Goal> Reproduce all the lines exactly as they stand, apart from the pictures.

— BEGIN Dataset extract —

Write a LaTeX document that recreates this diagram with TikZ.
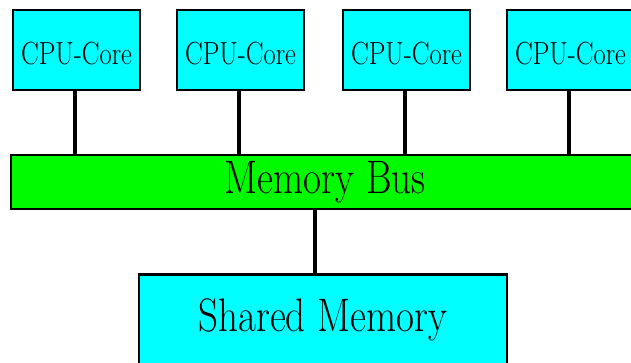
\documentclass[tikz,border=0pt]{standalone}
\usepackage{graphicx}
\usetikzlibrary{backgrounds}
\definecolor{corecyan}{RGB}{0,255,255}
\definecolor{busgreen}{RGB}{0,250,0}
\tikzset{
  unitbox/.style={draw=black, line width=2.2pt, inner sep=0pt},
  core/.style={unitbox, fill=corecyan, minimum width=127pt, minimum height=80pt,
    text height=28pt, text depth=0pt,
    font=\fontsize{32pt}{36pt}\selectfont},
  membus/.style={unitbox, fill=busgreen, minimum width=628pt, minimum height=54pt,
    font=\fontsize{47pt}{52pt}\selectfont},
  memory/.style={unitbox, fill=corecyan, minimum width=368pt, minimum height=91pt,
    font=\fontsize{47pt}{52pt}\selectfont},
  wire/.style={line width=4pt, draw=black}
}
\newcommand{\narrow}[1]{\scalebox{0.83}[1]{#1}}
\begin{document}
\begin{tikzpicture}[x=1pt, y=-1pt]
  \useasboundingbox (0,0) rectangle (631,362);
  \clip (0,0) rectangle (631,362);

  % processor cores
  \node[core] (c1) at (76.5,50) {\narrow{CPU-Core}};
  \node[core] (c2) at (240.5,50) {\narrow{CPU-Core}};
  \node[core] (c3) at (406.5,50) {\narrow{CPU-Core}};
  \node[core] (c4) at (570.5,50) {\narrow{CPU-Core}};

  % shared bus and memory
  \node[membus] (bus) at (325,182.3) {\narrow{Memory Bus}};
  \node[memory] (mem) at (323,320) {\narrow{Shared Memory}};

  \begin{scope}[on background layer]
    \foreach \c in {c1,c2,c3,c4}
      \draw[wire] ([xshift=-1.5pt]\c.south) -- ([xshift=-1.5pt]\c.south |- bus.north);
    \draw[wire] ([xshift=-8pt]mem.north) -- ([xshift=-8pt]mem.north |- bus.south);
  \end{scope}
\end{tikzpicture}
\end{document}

— END Dataset extract —

Exercise output>
Write a LaTeX document that recreates this diagram with TikZ.
\documentclass[tikz,border=0pt]{standalone}
\usepackage{graphicx}
\usetikzlibrary{backgrounds}
\definecolor{corecyan}{RGB}{0,255,255}
\definecolor{busgreen}{RGB}{0,250,0}
\tikzset{
  unitbox/.style={draw=black, line width=2.2pt, inner sep=0pt},
  core/.style={unitbox, fill=corecyan, minimum width=127pt, minimum height=80pt,
    text height=28pt, text depth=0pt,
    font=\fontsize{32pt}{36pt}\selectfont},
  membus/.style={unitbox, fill=busgreen, minimum width=628pt, minimum height=54pt,
    font=\fontsize{47pt}{52pt}\selectfont},
  memory/.style={unitbox, fill=corecyan, minimum width=368pt, minimum height=91pt,
    font=\fontsize{47pt}{52pt}\selectfont},
  wire/.style={line width=4pt, draw=black}
}
\newcommand{\narrow}[1]{\scalebox{0.83}[1]{#1}}
\begin{document}
\begin{tikzpicture}[x=1pt, y=-1pt]
  \useasboundingbox (0,0) rectangle (631,362);
  \clip (0,0) rectangle (631,362);

  % processor cores
  \node[core] (c1) at (76.5,50) {\narrow{CPU-Core}};
  \node[core] (c2) at (240.5,50) {\narrow{CPU-Core}};
  \node[core] (c3) at (406.5,50) {\narrow{CPU-Core}};
  \node[core] (c4) at (570.5,50) {\narrow{CPU-Core}};

  % shared bus and memory
  \node[membus] (bus) at (325,182.3) {\narrow{Memory Bus}};
  \node[memory] (mem) at (323,320) {\narrow{Shared Memory}};

  \begin{scope}[on background layer]
    \foreach \c in {c1,c2,c3,c4}
      \draw[wire] ([xshift=-1.5pt]\c.south) -- ([xshift=-1.5pt]\c.south |- bus.north);
    \draw[wire] ([xshift=-8pt]mem.north) -- ([xshift=-8pt]mem.north |- bus.south);
  \end{scope}
\end{tikzpicture}
\end{document}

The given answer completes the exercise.